Божественное в человеческом иссякает. И человеку — хорошо. Лучше проживать чёрт знает чем, нежели быть Бог знает кем: жить и быть — разные, абсолютно дизъюнктивные категории, существующие на основе оксюморона «обыватель — бытие», или — «социальное — бытийное/онтологическое».
Прекрасный поэт Феликс Чечик в своих онтологически насыщенных восьмистишиях как раз работает с веществом не социального, не хорового, но онтологического времени.
как смола на
сосне
нет намного
быстрее
загустело во
мне
бесконечное
время
стало камнем
старьём
забытьём
океаном
и горит
янтарём
на твоём
безымянном
Да, время густеет в поэте, поэтому оно и бесконечно, ибо только дух (душа) способен соединить время и пространство в любой хронотоп. А хронотоп — это и есть память. Память человека. Память Времени. Память Вселенной.
Время переходит в свет. Тьма, темнота, мрак — в вечность. Поэзия способна не только сохранить в нас божественное и чудесное, но и досотворить, довоссоздать, дострадать, доплакать и допеть то, что вечности не принадлежит. То, что становится поэзией. Поэзия — воспроизводима и репродуктивна. Она сама время и вечность.

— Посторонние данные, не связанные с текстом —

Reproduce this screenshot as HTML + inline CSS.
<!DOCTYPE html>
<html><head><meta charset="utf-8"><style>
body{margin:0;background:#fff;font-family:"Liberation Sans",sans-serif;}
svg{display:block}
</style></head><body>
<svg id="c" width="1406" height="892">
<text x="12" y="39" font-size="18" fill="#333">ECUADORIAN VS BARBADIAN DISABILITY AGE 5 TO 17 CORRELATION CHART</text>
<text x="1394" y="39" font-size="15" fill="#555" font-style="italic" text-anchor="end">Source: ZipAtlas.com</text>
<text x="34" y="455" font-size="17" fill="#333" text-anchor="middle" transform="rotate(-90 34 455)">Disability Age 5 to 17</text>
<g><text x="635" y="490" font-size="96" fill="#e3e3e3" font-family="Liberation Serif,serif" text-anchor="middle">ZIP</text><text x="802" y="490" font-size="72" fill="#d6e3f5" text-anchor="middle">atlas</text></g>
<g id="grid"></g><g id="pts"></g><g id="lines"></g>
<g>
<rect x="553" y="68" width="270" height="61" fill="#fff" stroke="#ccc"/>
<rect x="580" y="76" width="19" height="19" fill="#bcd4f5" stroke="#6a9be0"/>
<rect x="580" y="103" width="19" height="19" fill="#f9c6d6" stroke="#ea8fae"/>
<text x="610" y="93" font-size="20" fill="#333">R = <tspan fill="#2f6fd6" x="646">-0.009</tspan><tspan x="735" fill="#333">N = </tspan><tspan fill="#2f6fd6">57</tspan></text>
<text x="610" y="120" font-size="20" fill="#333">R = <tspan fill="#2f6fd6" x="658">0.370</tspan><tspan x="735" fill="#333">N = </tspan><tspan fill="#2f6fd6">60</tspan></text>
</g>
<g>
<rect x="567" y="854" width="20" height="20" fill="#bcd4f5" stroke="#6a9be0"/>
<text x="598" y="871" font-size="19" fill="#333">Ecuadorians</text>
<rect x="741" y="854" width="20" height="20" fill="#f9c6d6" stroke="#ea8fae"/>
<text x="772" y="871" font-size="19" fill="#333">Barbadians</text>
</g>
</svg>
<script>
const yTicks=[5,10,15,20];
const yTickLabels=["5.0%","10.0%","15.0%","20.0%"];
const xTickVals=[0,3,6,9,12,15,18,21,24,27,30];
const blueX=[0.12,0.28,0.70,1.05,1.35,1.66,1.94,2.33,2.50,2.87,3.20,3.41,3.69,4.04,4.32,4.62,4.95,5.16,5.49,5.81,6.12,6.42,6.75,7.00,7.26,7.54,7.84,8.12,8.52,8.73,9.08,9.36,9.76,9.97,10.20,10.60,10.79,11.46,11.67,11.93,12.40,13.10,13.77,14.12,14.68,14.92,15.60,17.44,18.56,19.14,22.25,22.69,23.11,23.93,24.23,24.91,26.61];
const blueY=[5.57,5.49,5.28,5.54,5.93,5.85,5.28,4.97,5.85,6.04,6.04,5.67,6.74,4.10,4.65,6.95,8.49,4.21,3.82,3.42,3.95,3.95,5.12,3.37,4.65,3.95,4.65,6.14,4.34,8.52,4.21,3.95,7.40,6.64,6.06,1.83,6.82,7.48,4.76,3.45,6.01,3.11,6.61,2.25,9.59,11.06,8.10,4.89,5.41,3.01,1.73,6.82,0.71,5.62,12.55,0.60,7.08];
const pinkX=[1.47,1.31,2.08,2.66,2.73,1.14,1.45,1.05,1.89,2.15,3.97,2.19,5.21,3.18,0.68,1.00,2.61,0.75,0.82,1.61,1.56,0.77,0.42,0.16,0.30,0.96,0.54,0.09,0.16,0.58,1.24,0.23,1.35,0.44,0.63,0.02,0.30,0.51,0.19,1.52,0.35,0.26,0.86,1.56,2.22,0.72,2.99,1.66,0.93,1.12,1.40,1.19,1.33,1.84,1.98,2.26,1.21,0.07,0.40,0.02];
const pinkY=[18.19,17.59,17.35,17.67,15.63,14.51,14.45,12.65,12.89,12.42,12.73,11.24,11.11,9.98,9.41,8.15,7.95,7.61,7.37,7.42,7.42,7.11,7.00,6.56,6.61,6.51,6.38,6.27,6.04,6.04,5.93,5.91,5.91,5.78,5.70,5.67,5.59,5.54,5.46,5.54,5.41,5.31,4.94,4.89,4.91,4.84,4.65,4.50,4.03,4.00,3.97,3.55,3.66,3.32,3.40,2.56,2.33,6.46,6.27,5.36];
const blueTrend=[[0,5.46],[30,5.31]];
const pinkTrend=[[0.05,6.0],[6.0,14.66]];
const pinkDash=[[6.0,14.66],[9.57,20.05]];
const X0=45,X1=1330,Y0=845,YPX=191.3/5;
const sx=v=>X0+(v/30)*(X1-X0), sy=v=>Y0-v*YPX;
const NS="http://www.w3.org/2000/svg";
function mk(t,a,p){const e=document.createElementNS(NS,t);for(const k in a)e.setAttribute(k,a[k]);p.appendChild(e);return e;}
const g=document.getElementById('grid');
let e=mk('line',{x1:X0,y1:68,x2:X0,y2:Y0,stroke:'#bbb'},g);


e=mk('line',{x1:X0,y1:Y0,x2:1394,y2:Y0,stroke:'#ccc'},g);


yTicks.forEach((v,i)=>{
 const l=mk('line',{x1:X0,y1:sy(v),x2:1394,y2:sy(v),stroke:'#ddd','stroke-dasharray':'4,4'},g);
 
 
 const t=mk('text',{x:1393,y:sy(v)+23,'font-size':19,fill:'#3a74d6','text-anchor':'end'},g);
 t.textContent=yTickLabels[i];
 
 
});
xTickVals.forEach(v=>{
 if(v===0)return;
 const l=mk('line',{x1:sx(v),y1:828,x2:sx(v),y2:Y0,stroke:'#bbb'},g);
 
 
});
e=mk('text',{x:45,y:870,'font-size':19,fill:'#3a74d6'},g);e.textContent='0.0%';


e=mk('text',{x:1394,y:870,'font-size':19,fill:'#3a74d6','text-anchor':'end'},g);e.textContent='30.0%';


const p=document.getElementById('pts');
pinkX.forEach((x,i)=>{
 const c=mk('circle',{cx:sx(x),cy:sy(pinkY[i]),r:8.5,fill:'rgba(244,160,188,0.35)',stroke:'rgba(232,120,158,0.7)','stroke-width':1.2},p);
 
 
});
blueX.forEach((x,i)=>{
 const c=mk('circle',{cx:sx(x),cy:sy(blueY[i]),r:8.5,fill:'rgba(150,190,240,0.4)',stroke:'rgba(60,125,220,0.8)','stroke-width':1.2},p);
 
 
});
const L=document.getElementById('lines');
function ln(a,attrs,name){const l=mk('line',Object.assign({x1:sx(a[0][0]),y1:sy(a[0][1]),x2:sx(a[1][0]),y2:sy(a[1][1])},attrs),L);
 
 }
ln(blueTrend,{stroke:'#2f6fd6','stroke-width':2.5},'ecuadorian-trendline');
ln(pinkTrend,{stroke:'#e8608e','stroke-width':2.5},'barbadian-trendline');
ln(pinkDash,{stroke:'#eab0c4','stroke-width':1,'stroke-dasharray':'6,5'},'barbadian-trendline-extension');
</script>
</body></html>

Выдающееся стихотворение Владимира Казакова — как раз об этом.
ОСЕННЕЕ
деревья
черные и воздух светло-белый,
ее шаги
звучат все лиственно-нежней,
ни ночь, ни
темнота сегодня не посмели
продлиться
навсегда, чтобы остаться с ней.
и возле быть всегда, чтоб звездными
углами
касаться юных
лет и юного чела,
пока при
свете спиц забывшееся пламя
в вязальной
тишине не вздрогнет до бела;
чтоб временем
ночным — сплошным и неподвижным —
окутать и не
знать отторгнутых секунд…
но слишком
луч суров, отточен и неслышен —
которым эту прядь златую рассекут.
У кого хватит сил продлиться навсегда, оставаясь человеком?